Request: Keep every line where the word "chart" appears; drop the rest.
[START Source excerpt]
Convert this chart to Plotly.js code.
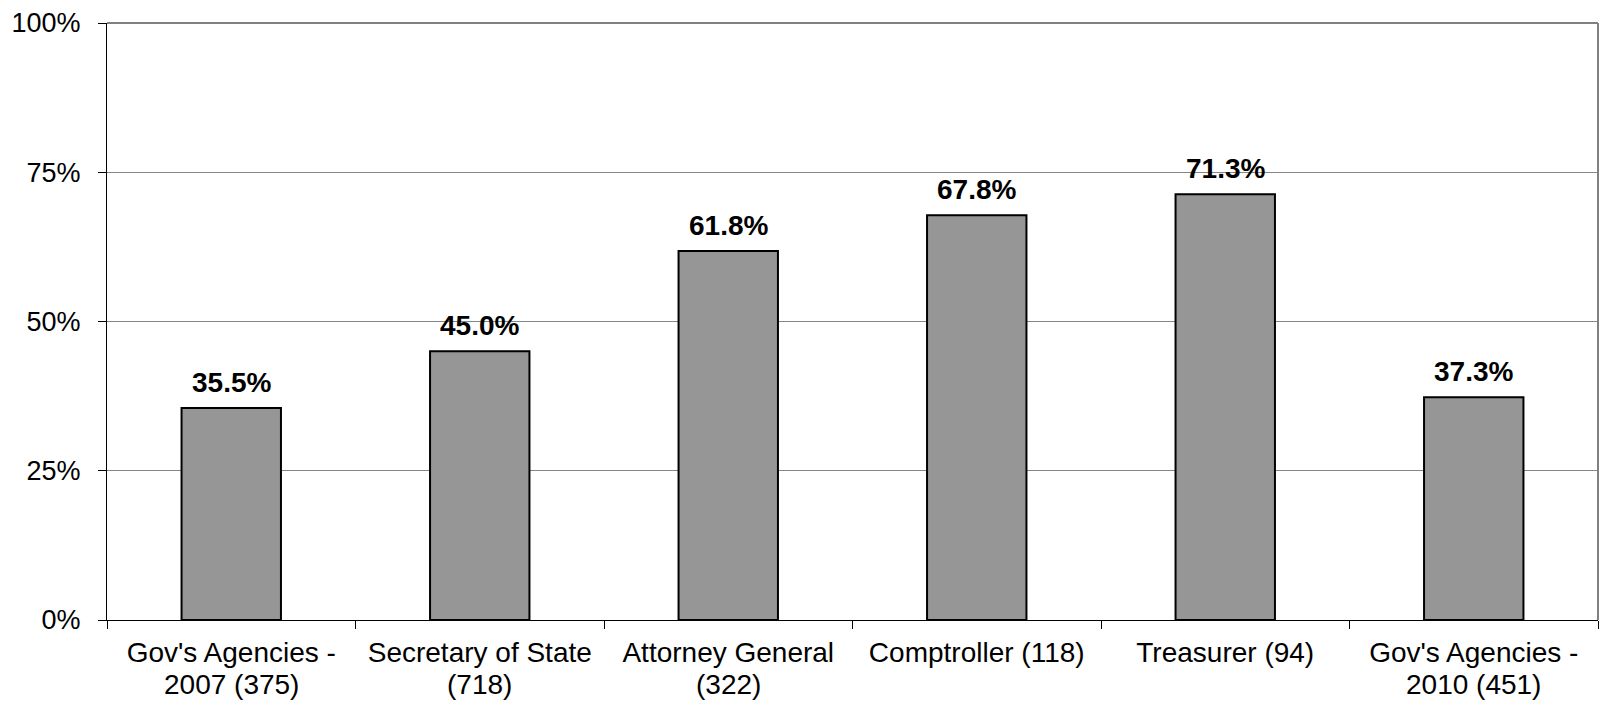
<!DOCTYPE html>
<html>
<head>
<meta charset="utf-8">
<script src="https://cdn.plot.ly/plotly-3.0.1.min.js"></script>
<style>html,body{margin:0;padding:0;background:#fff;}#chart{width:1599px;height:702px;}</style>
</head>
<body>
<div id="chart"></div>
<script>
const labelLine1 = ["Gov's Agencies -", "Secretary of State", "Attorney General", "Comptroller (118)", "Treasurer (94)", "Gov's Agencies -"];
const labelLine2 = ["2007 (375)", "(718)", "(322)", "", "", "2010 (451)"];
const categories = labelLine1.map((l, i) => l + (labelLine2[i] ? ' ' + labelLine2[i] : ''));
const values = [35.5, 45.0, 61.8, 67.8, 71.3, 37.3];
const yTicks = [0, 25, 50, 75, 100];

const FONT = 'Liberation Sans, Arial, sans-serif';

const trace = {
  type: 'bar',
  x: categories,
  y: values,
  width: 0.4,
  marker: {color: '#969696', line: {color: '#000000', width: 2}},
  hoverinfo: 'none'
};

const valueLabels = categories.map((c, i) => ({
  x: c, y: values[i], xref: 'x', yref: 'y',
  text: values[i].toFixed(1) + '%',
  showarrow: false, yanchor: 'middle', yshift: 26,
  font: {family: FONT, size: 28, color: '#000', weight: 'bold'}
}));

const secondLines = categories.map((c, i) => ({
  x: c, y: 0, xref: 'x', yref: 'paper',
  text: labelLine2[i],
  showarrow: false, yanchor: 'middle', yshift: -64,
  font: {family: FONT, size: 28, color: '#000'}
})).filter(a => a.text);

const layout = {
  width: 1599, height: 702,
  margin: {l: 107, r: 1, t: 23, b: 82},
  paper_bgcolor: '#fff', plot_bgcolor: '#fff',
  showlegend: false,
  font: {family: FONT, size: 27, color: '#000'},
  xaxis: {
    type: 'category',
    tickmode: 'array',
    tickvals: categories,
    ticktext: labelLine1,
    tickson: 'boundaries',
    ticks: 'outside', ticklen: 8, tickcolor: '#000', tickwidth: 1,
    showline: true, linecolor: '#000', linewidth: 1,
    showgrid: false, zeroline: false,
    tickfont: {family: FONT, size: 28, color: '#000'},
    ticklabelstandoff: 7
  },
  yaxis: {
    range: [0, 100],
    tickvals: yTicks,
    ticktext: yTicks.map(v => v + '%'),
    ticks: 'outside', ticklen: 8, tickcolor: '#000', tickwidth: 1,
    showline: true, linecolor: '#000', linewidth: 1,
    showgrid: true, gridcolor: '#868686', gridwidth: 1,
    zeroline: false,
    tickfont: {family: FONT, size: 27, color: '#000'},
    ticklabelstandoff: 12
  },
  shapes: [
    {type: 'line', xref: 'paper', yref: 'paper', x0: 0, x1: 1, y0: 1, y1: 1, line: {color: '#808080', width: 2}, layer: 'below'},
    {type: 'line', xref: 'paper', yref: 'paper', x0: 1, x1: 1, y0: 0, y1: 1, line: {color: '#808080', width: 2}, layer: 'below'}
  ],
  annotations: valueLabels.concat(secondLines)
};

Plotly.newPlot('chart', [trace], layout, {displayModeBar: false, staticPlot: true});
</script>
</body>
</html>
[END Source excerpt]
Final answer:
Convert this chart to Plotly.js code.
<style>html,body{margin:0;padding:0;background:#fff;}#chart{width:1599px;height:702px;}</style>
<div id="chart"></div>
Plotly.newPlot('chart', [trace], layout, {displayModeBar: false, staticPlot: true});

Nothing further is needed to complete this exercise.